Becton, Dickinson and Company (BDX) recently announced a definitive deal to buy California-based health care company Safety Syringes, Inc. The financial details of the deal were not revealed by the company. The acquisition is expected to complete by the end of Becton Dickinson’s fiscal 2012 (September), subject to certain regulatory approvals.
Privately-owned Safety Syringes is a leading developer of anti-needlestick instruments for pre-filled syringes. Becton Dickinson plans to integrate Safety Syringes’ specially-designed prefillable syringes, such as the UltraSafe Passive products, in its Medical-Pharmaceutical Systems unit.
The acquisition of Safety Syringes will boost Becton Dickinson’s heath care worker safety products portfolio. Utilizing Safety Syringes’ expertise, the company will be able to develop effective and harmless prefillable syringes for its customers. The acquisition is also in line with the company’s long-term strategy of advancing parenteral drug delivery systems.
Though the acquisition was expected to be slightly dilutive, Becton Dickinson maintained its fiscal 2012 earnings from continuing operations guidance of $5.68–$5.73 per share. The current Zacks Consensus Estimate for fiscal 2012 is $5.70 per share.
We currently have a Neutral recommendation on the stock, which carries a short-term Zacks #3 Rank (Hold).
The rising demand for safety-needle products (with higher price points and margins) was the primary driver of the company’s growth in the past.

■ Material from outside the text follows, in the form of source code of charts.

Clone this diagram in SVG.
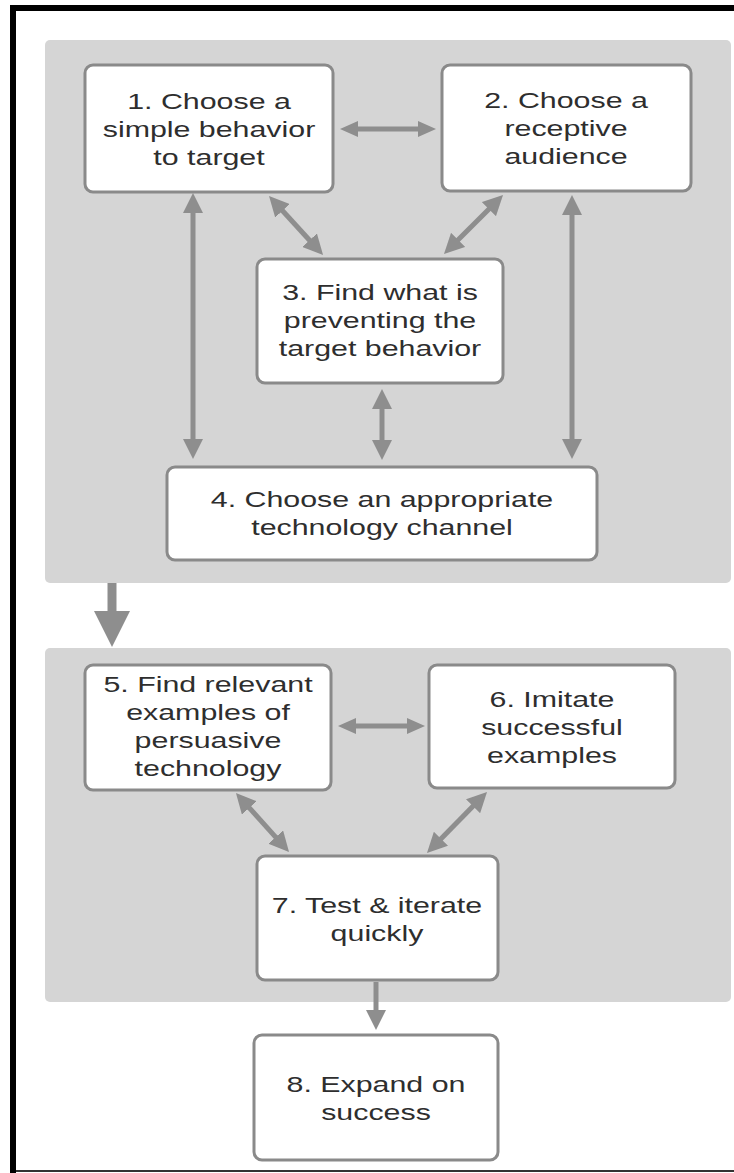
<svg xmlns="http://www.w3.org/2000/svg" width="734" height="1173" viewBox="0 0 734 1173">
  <defs>
    <style>
      .panel { fill: #d5d5d5; }
      .box { fill: #ffffff; stroke: #8a8a8a; stroke-width: 3; }
      .lbl { font-family: "Liberation Sans", Arial, sans-serif; font-size: 22px; fill: #2e2e2e; text-anchor: middle; }
      .link { stroke: #8e8e8e; stroke-width: 5; fill: none; }
      .thick { stroke: #8e8e8e; stroke-width: 9; fill: none; }
      .frame { fill: #000000; }
    </style>
    <marker id="ah" markerUnits="userSpaceOnUse" markerWidth="20" markerHeight="20" viewBox="0 0 20 20" refX="2" refY="10" orient="auto-start-reverse">
      <path d="M0,0 L20,10 L0,20 Z" fill="#8e8e8e"/>
    </marker>
    <marker id="ahs" markerUnits="userSpaceOnUse" markerWidth="18" markerHeight="16" viewBox="0 0 18 16" refX="2" refY="8" orient="auto-start-reverse">
      <path d="M0,0 L18,8 L0,16 Z" fill="#8e8e8e"/>
    </marker>
    <marker id="ahb" markerUnits="userSpaceOnUse" markerWidth="36" markerHeight="36" viewBox="0 0 36 36" refX="2" refY="18" orient="auto">
      <path d="M0,0 L36,18 L0,36 Z" fill="#8e8e8e"/>
    </marker>
  </defs>

  <rect width="734" height="1173" fill="#ffffff"/>

  <!-- outer frame -->
  <g id="frame">
    <rect class="frame" x="10" y="5" width="6" height="1168"/>
    <rect class="frame" x="10" y="5" width="724" height="6"/>
    <rect x="16" y="1170" width="718" height="2" fill="#333333"/>
  </g>

  <!-- phase panels -->
  <g id="panel-1"><rect class="panel" x="45" y="40" width="686" height="543" rx="5"/></g>
  <g id="panel-2"><rect class="panel" x="45" y="648" width="686" height="354" rx="5"/></g>

  <!-- connectors -->
  <g id="connectors">
    <line class="link" x1="356" y1="129" x2="420" y2="129" marker-start="url(#ahs)" marker-end="url(#ahs)"/>
    <line class="link" x1="281.2" y1="209.3" x2="310.9" y2="241.7" marker-start="url(#ah)" marker-end="url(#ah)"/>
    <line class="link" x1="490.3" y1="207.7" x2="456.7" y2="241.3" marker-start="url(#ah)" marker-end="url(#ah)"/>
    <line class="link" x1="193" y1="211" x2="193" y2="441" marker-start="url(#ah)" marker-end="url(#ah)"/>
    <line class="link" x1="572" y1="213" x2="572" y2="441" marker-start="url(#ah)" marker-end="url(#ah)"/>
    <line class="link" x1="382" y1="407" x2="382" y2="442" marker-start="url(#ah)" marker-end="url(#ah)"/>
    <line class="thick" x1="112" y1="583" x2="112" y2="613" marker-end="url(#ahb)"/>
    <line class="link" x1="354" y1="726" x2="409" y2="726" marker-start="url(#ahs)" marker-end="url(#ahs)"/>
    <line class="link" x1="248" y1="806.4" x2="277" y2="838.6" marker-start="url(#ah)" marker-end="url(#ah)"/>
    <line class="link" x1="474.4" y1="804.8" x2="439.6" y2="840.2" marker-start="url(#ah)" marker-end="url(#ah)"/>
    <line class="link" x1="376" y1="982" x2="376" y2="1012" marker-end="url(#ah)"/>
  </g>

  <!-- step nodes -->
  <g id="step-1">
    <rect class="box" x="85" y="65" width="248" height="127" rx="8"/>
    <g transform="translate(209 0) scale(1.38 1)">
      <text class="lbl" x="0" y="109">1. Choose a</text>
      <text class="lbl" x="0" y="137">simple behavior</text>
      <text class="lbl" x="0" y="165">to target</text>
    </g>
  </g>
  <g id="step-2">
    <rect class="box" x="442" y="65" width="249" height="126" rx="8"/>
    <g transform="translate(566 0) scale(1.38 1)">
      <text class="lbl" x="0" y="108">2. Choose a</text>
      <text class="lbl" x="0" y="136">receptive</text>
      <text class="lbl" x="0" y="164">audience</text>
    </g>
  </g>
  <g id="step-3">
    <rect class="box" x="257" y="259" width="246" height="124" rx="8"/>
    <g transform="translate(380 0) scale(1.38 1)">
      <text class="lbl" x="0" y="300">3. Find what is</text>
      <text class="lbl" x="0" y="328">preventing the</text>
      <text class="lbl" x="0" y="356">target behavior</text>
    </g>
  </g>
  <g id="step-4">
    <rect class="box" x="167" y="467" width="430" height="93" rx="8"/>
    <g transform="translate(382 0) scale(1.38 1)">
      <text class="lbl" x="0" y="507">4. Choose an appropriate</text>
      <text class="lbl" x="0" y="535">technology channel</text>
    </g>
  </g>
  <g id="step-5">
    <rect class="box" x="85" y="665" width="246" height="125" rx="8"/>
    <g transform="translate(208 0) scale(1.38 1)">
      <text class="lbl" x="0" y="692">5. Find relevant</text>
      <text class="lbl" x="0" y="720">examples of</text>
      <text class="lbl" x="0" y="748">persuasive</text>
      <text class="lbl" x="0" y="776">technology</text>
    </g>
  </g>
  <g id="step-6">
    <rect class="box" x="429" y="665" width="246" height="123" rx="8"/>
    <g transform="translate(552 0) scale(1.38 1)">
      <text class="lbl" x="0" y="707">6. Imitate</text>
      <text class="lbl" x="0" y="735">successful</text>
      <text class="lbl" x="0" y="763">examples</text>
    </g>
  </g>
  <g id="step-7">
    <rect class="box" x="257" y="856" width="241" height="124" rx="8"/>
    <g transform="translate(377 0) scale(1.38 1)">
      <text class="lbl" x="0" y="913">7. Test &amp; iterate</text>
      <text class="lbl" x="0" y="941">quickly</text>
    </g>
  </g>
  <g id="step-8">
    <rect class="box" x="254" y="1035" width="244" height="125" rx="8"/>
    <g transform="translate(376 0) scale(1.38 1)">
      <text class="lbl" x="0" y="1092">8. Expand on</text>
      <text class="lbl" x="0" y="1120">success</text>
    </g>
  </g>
</svg>
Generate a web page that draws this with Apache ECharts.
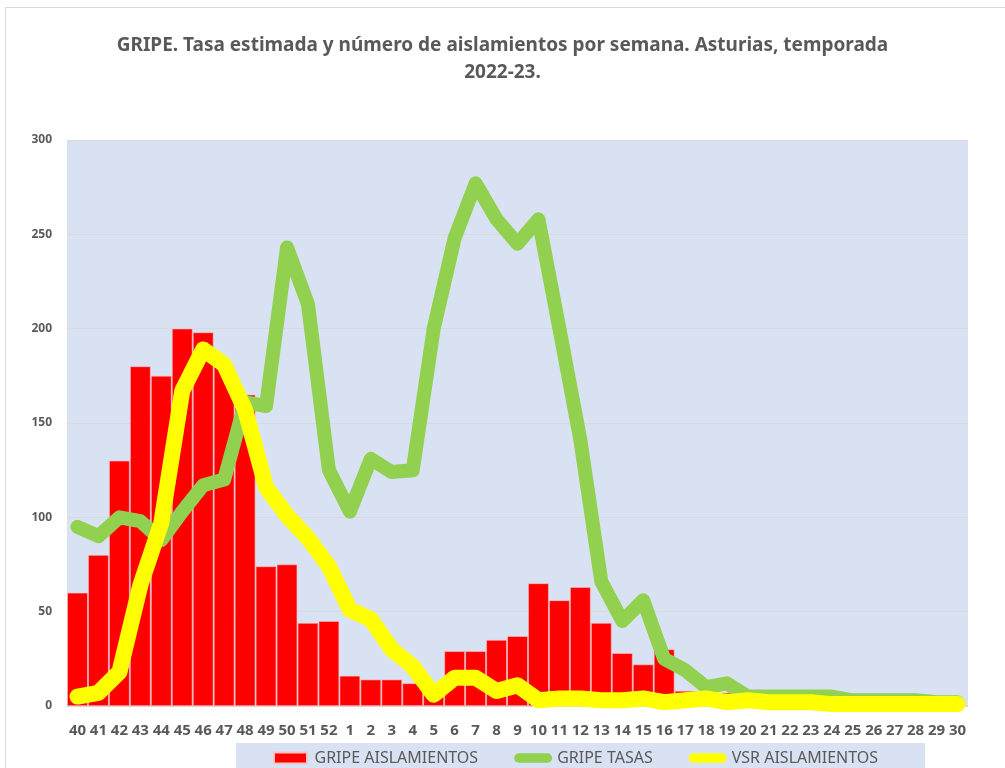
<!DOCTYPE html>
<html>
<head>
<meta charset="utf-8">
<title>GRIPE Asturias 2022-23</title>
<script src="https://cdn.jsdelivr.net/npm/echarts@6/dist/echarts.min.js"></script>
<style>
  html, body { margin: 0; padding: 0; background: #ffffff; }
  #chart { width: 1005px; height: 768px; }
</style>
</head>
<body>
<div id="chart"></div>
<script>
// semanas epidemiologicas 40..52 y 1..30
var weeks = ['40','41','42','43','44','45','46','47','48','49','50','51','52',
  '1','2','3','4','5','6','7','8','9','10','11','12','13','14','15','16','17','18','19','20',
  '21','22','23','24','25','26','27','28','29','30'];

var gripeAislamientos = [60, 80, 130, 180, 175, 200, 198, 180, 165, 74, 75, 44, 45,
  16, 14, 14, 12, 6, 29, 29, 35, 37, 65, 56, 63, 44, 28, 22, 30, 8, 3, 7, 2,
  1, 1, 1, 1, 0, 0, 0, 0, 0, 0];

var gripeTasas = [95, 90, 100, 98, 88, 103, 117, 120, 161, 159, 243, 213, 125,
  103, 131, 124, 125, 200, 248, 277, 258, 245, 258, 200, 141, 66, 45, 56, 25, 19, 10, 12, 5,
  5, 5, 5, 5, 3, 3, 3, 3, 2, 2];

var vsrAislamientos = [5, 7, 18, 64, 97, 167, 189, 181, 157, 116, 101, 89, 74,
  51, 46, 30, 21, 6, 15, 15, 8, 11, 3, 4, 4, 3, 3, 4, 2, 3, 4, 2, 3,
  2, 2, 2, 1, 1, 1, 1, 1, 1, 1];

var yTicks = [0, 50, 100, 150, 200, 250, 300];

var textColor = '#595959';
var capsule = 'path://M5,0 L35,0 A5,5 0 0 1 35,10 L5,10 A5,5 0 0 1 5,0 Z';

var chart = echarts.init(document.getElementById('chart'));
var option = {
  animation: false,
  backgroundColor: '#ffffff',
  textStyle: { fontFamily: 'Noto Sans' },
  title: {
    text: 'GRIPE. Tasa estimada y número de aislamientos por semana. Asturias, temporada\n2022-23.',
    left: 'center',
    top: 27,
    textStyle: {
      color: textColor,
      fontSize: 19,
      fontWeight: 'bold',
      lineHeight: 27,
      fontFamily: 'Noto Sans'
    }
  },
  // marco del grafico y fondo de la leyenda
  graphic: [
    {
      type: 'rect',
      shape: { x: 5.5, y: 7.5, width: 1010, height: 770 },
      style: { fill: 'none', stroke: '#d9d9d9', lineWidth: 1 },
      silent: true,
      z: -10
    },
    {
      type: 'rect',
      shape: { x: 236, y: 743, width: 689, height: 30 },
      style: { fill: '#D9E2F3' },
      silent: true,
      z: -5
    }
  ],
  grid: {
    left: 67,
    right: 37,
    top: 140,
    bottom: 62,
    show: true,
    backgroundColor: '#D9E2F3',
    borderWidth: 0
  },
  legend: {
    left: 268,
    top: 745,
    itemGap: 36,
    itemWidth: 38,
    itemHeight: 11,
    textStyle: { color: textColor, fontSize: 16, fontFamily: 'Noto Sans' },
    data: [
      { name: 'GRIPE AISLAMIENTOS', icon: 'path://M4,0 L34,0 L34,10 L4,10 Z' },
      { name: 'GRIPE TASAS', icon: capsule },
      { name: 'VSR AISLAMIENTOS', icon: capsule }
    ]
  },
  xAxis: {
    type: 'category',
    data: weeks,
    axisTick: { show: false },
    axisLine: { lineStyle: { color: '#d9d9d9' } },
    axisLabel: {
      interval: 0,
      margin: 17,
      color: textColor,
      fontSize: 15,
      fontWeight: 'bold'
    }
  },
  yAxis: {
    type: 'value',
    min: yTicks[0],
    max: yTicks[yTicks.length - 1],
    interval: 50,
    axisLine: { show: false },
    axisTick: { show: false },
    axisLabel: {
      margin: 15,
      color: textColor,
      fontSize: 12,
      fontWeight: 'bold'
    },
    splitLine: { lineStyle: { color: '#d9d9d9', width: 1 } }
  },
  series: [
    {
      name: 'GRIPE AISLAMIENTOS',
      type: 'bar',
      data: gripeAislamientos,
      barCategoryGap: '2%',
      itemStyle: { color: '#FF0000', borderColor: '#f6c4c4', borderWidth: 0.6 }
    },
    {
      name: 'GRIPE TASAS',
      type: 'line',
      data: gripeTasas,
      showSymbol: false,
      symbol: 'none',
      clip: false,
      lineStyle: { color: '#92D050', width: 14, cap: 'round', join: 'round' },
      itemStyle: { color: '#92D050' }
    },
    {
      name: 'VSR AISLAMIENTOS',
      type: 'line',
      data: vsrAislamientos,
      showSymbol: false,
      symbol: 'none',
      clip: false,
      lineStyle: { color: '#FFFF00', width: 16, cap: 'round', join: 'round' },
      itemStyle: { color: '#FFFF00' }
    }
  ]
};
chart.setOption(option, true);
</script>
</body>
</html>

However, the trend is unlikely to continue, given that the U.S. market has already been largely penetrated.
On the positive side, Becton Dickinson’s preeminent global health care products franchise is partly insulated from volatile macroeconomic conditions and structural deficiencies elsewhere in the health care delivery field.
Becton Dickinson faces a number of competitors, including Baxter International (BAX) in certain niches, in each of its three business segments.